Net-Zero is a term that has become popular in both the public and private sectors thanks to the massive advocacy performed by the environmental movement led by the United Nations and other global foundations.
More recently, following the COP15 and COP26 Climate Summits that respectively took place in Paris, France in 2015 and in Glasgow, UK in 2021, the term has become synonymous with the green industrial transformation. Net-zero refers to the decarbonization of our economies to the level in which the greenhouse gases going into the atmosphere are harmonized by their complete removal.
When we reach Net-Zero, which for now is tentatively targeted by 2050 (according to the COP26 pledges by over 100 countries), global warming should stop. This should result in less intense and frequent disaster events and more predictable weather patterns, thus protecting billions of dollars of potential damage and loss. For these decarbonizations to be effective, they have to be permanent and be linked to long-term sustainability and green-growth policies and investments that prevent new unavoidable carbon emissions.
As of today, we are still far from the decarbonization target that would keep the temperature increase below 1.5 degrees Celsius by the end of the century. However, we currently still have a CO2 budget, ie, the amount of carbon that we can emit while still having a chance to slow global warming within 1.5 degrees centigrade. As of today, we have about 400 billion tons of CO2 budget and if business as usual remains, we will spend this budget within 9 years. Just as a reference, the United States emits 7.2 billion tons of GHG per year. So, let’s look at the business opportunity at hand and get to work to ensure that decarbonization accelerates across sectors.
The business opportunity
Decarbonizing our economies will be costly, but as in all investment, and disruptive changes capital and risk taking must be at the core of this transformation. Under the 1,5 C Net-Zero plans almost $30 trillion dollars will have to be invested by 2050. This corresponds to roughly 4 percent of annual GDP (in 2021 money).
According to the management consultant McKinsey, the growing demand for net-zero services and technologies is accelerating and could generate more than $12 trillion of annual sales by 2030 with key leading sectors including transport ($2.3 trillion to $2.7 trillion per year), power ($1.0 trillion to $1.5 trillion), and hydrogen ($650 billion to $850 billion). Such a transformation of the global economy will create significant growth potential for climate technologies and solutions as already evidenced by the massive growth of green startups and green unicorns (companies valued at over 1 billion dollars).
The price tag to reach Net-Zero is clearly significant, however, the cost of unmanaged and unpredictable climate change (based on business as usual) would be much higher as climate events are projected to affect about 20 percent of global GDP by 2040. In the US alone according to the While House, natural hazards could cost the U.S. federal budget about $2 trillion per year, a 7.1% loss in annual revenue by the end of the century.
The market status and the opportunities ahead
While many decarbonizing technologies in the energy, mobility and manufacturing sectors require more investment to make the underpinning technologies scalable, there are positive market signals indicating that large corporations believe that green hydrogen, green steel, green aluminum, and green cement (just to name a few) will become economically viable very soon.
In 2021 alone green tech companies attracted investment of over $1 trillion dollar, while the market capitalization of oil and gas companies declined by roughly $690 billion.
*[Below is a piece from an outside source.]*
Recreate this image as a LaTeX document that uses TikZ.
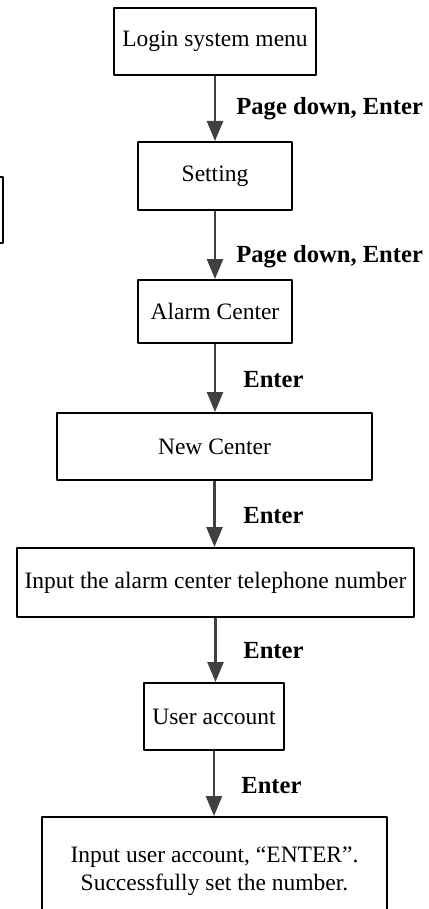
\documentclass[tikz,border=0pt]{standalone}
\usepackage{fontspec}
\setmainfont{Liberation Serif}
\usetikzlibrary{arrows.meta}
\begin{document}
\begin{tikzpicture}[x=0.5pt, y=-0.5pt, line join=round,
			box/.style={draw, line width=1pt, inner sep=2pt, align=center,
				font=\fontsize{11.75pt}{14pt}\selectfont},
			key/.style={anchor=base west, inner sep=0pt,
				font=\fontsize{12.3pt}{14pt}\selectfont\bfseries},
			flow/.style={draw=black!75, line width=1.3pt,
				-{Triangle[length=10pt,width=8pt]}}]
			\useasboundingbox (0,0) rectangle (428,909);
			\clip (0,0) rectangle (428,909);
			\path (215,41.5) coordinate (A)
			(215,176) coordinate (B)
			(215,311.5) coordinate (C)
			(214.5,446.5) coordinate (D)
			(215.5,582.5) coordinate (E)
			(214,716.5) coordinate (F)
			(214.5,871) coordinate (G)
			;
			% boxes
			\node[box, minimum width=101pt, minimum height=33.5pt] (login) at (A) {Login system menu};
			\node[box, minimum width=77pt, minimum height=34pt] (setting) at (B) {Setting};
			\node[box, minimum width=77pt, minimum height=31.5pt] (alarm) at (C) {Alarm Center};
			\node[box, minimum width=157.5pt, minimum height=33.5pt] (newc) at (D) {New Center};
			\node[box, minimum width=198.5pt, minimum height=34.5pt] (phone) at (E) {Input the alarm center telephone number};
			\node[box, minimum width=70pt, minimum height=33.5pt] (account) at (F) {User account};
			\node[box, minimum width=172.5pt, minimum height=54pt] (done) at (G) {Input user account, ``ENTER''.\\Successfully set the number.};
			% edge of the box cut off on the left
			\draw[line width=1pt] (-10,177) -- (2.5,177) -- (2.5,243) -- (-10,243);
			% arrows and keys
			\foreach \a/\b/\x/\y/\t in {login/setting/236/115/{Page down, Enter},
				setting/alarm/236/263/{Page down, Enter},
				alarm/newc/243/387/Enter,
				newc/phone/243/523/Enter,
				phone/account/243/658/Enter,
				account/done/241/793/Enter}
			{\draw[flow] (\a.south) -- (\a.south |- \b.north);
				\node[key] at (\x,\y) {\t};}
		\end{tikzpicture}
\end{document}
In 2002, the Davos First Mover Coalition (FMC) expanded its green transformation partnership to over 55 leading corporations that have started buying billions of dollars of decarbonizing technologies to scale up green tech “early adoption.”
Another interesting trend of sustainability start-ups is that these companies are embracing the “Silicon Valley approach,” taking huge risks and raising massive capital to challenge the market status quo. Among these, Green unicorns are creating value for shareholders more rapidly than previously expected, reaching the billion-dollar valuation significantly faster than early-stage companies in conventional sectors. On average, green tech startups have taken four years to join the unicorn club, as opposed to seven years for startups in other sectors.
As business leaders, we must think that companies producing low-emissions goods and services will have a much bigger market share, while higher emission products and services will lose market capitalization and competitiveness. Those companies that invest in decarbonization now will gain competitive advantages and stronger brand equity for being able to offer low climate impact products and services.
We expect the Net-Zero movement to catalyze trillions of dollars invested in renewable energy, clean fuels, and carbon capture and storage in the short term. The shift to low carbon technology will accelerate further as decarbonization becomes the fastest growing business and investment opportunity to enable the Net-Zero targets. Finally, as climate risk is being prioritized by all market participants and politicians, this is a great time to refocus your business or start investing to decarbonize the global economy.